Corrosion Reliability of Lead-Free Solder Systems Used in Electronics

Abstract

The present work investigated the corrosion reliability of five Sn-Ag-Cu (SAC) based lead-free solder alloys. The first focus was placed on microstructural analysis of the intermetallic compounds (IMCs) formation in the ingots of SAC alloys and their influence on micro galvanic corrosion performance. The microstructural and phase analysis of solder alloys has been carried out using the scanning electron microscope (SEM), energy dispersive spectroscopy (EDS), and X-ray diffraction (XRD) methods. With the potentiostatic technique, the galvanic corrosion has been confirmed between cathodically active Bi phase and anodic (Sn, Sb) solid solution in InnoLot alloy, while the Ag3Sn phase was cathodically active in the other four alloys. In industrial application point of view, the electrochemical migration (ECM) has been reported as the critical issue.
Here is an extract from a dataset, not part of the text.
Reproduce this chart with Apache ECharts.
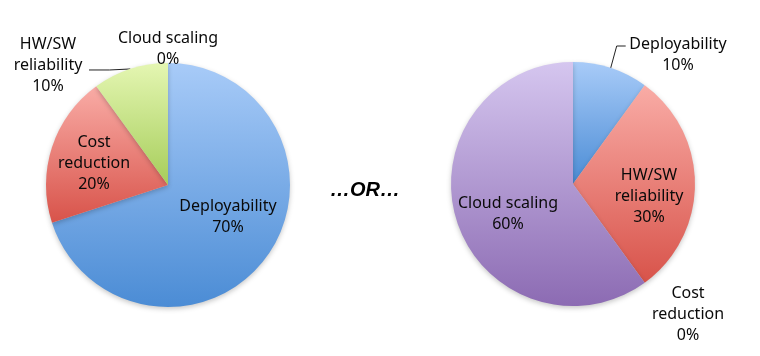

Therefore, in order to investigate the ECM susceptibility of five lead-free solder alloys, the study of the solder alloys has been conducted by water droplet (WD) tests on pure alloy ingot samples, and by accelerated humidity/temperature cycling tests on soldered surface insulation resistance (SIR) comb pattern. A ranking of susceptibility for five alloys has been confirmed by Weibull analysis (63.2% failure rate), leakage current level, and charge transfer over time. The paper theoretically illustrated the reason for the differences in corrosion reliability in the five alloys based on the composition and distribution of IMCs.